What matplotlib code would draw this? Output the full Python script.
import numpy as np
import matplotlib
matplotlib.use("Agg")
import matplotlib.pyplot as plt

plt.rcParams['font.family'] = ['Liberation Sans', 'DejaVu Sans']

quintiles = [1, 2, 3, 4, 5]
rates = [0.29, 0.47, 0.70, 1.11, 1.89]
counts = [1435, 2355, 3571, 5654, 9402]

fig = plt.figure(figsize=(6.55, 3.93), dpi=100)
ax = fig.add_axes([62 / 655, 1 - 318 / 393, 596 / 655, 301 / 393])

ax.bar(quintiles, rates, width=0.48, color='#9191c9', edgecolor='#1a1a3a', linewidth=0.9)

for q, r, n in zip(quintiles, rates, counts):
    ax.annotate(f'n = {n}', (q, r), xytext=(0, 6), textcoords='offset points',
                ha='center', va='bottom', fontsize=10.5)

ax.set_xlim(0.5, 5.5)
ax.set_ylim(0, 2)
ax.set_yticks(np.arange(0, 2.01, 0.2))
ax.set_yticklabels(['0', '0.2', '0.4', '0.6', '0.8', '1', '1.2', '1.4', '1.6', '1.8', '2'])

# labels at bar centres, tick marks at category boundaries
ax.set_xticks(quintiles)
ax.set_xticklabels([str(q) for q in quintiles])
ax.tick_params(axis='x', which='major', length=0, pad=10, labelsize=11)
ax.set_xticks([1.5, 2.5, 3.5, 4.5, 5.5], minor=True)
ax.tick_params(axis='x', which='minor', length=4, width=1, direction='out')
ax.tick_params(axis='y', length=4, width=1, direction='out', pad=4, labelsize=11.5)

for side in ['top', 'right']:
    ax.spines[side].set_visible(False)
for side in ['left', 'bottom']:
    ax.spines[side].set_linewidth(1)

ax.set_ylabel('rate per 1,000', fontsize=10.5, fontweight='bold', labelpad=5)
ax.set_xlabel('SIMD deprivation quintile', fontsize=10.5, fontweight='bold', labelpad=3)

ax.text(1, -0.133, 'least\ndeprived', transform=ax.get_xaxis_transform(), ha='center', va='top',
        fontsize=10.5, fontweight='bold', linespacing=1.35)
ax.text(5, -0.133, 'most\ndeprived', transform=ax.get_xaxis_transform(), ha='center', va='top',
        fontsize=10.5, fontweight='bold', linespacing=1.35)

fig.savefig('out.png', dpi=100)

Objective
Print the material once more, exactly.

Answer in full
What matplotlib code would draw this? Output the full Python script.
import numpy as np
import matplotlib
matplotlib.use("Agg")
import matplotlib.pyplot as plt

plt.rcParams['font.family'] = ['Liberation Sans', 'DejaVu Sans']

quintiles = [1, 2, 3, 4, 5]
rates = [0.29, 0.47, 0.70, 1.11, 1.89]
counts = [1435, 2355, 3571, 5654, 9402]

fig = plt.figure(figsize=(6.55, 3.93), dpi=100)
ax = fig.add_axes([62 / 655, 1 - 318 / 393, 596 / 655, 301 / 393])

ax.bar(quintiles, rates, width=0.48, color='#9191c9', edgecolor='#1a1a3a', linewidth=0.9)

for q, r, n in zip(quintiles, rates, counts):
    ax.annotate(f'n = {n}', (q, r), xytext=(0, 6), textcoords='offset points',
                ha='center', va='bottom', fontsize=10.5)

ax.set_xlim(0.5, 5.5)
ax.set_ylim(0, 2)
ax.set_yticks(np.arange(0, 2.01, 0.2))
ax.set_yticklabels(['0', '0.2', '0.4', '0.6', '0.8', '1', '1.2', '1.4', '1.6', '1.8', '2'])

# labels at bar centres, tick marks at category boundaries
ax.set_xticks(quintiles)
ax.set_xticklabels([str(q) for q in quintiles])
ax.tick_params(axis='x', which='major', length=0, pad=10, labelsize=11)
ax.set_xticks([1.5, 2.5, 3.5, 4.5, 5.5], minor=True)
ax.tick_params(axis='x', which='minor', length=4, width=1, direction='out')
ax.tick_params(axis='y', length=4, width=1, direction='out', pad=4, labelsize=11.5)

for side in ['top', 'right']:
    ax.spines[side].set_visible(False)
for side in ['left', 'bottom']:
    ax.spines[side].set_linewidth(1)

ax.set_ylabel('rate per 1,000', fontsize=10.5, fontweight='bold', labelpad=5)
ax.set_xlabel('SIMD deprivation quintile', fontsize=10.5, fontweight='bold', labelpad=3)

ax.text(1, -0.133, 'least\ndeprived', transform=ax.get_xaxis_transform(), ha='center', va='top',
        fontsize=10.5, fontweight='bold', linespacing=1.35)
ax.text(5, -0.133, 'most\ndeprived', transform=ax.get_xaxis_transform(), ha='center', va='top',
        fontsize=10.5, fontweight='bold', linespacing=1.35)

fig.savefig('out.png', dpi=100)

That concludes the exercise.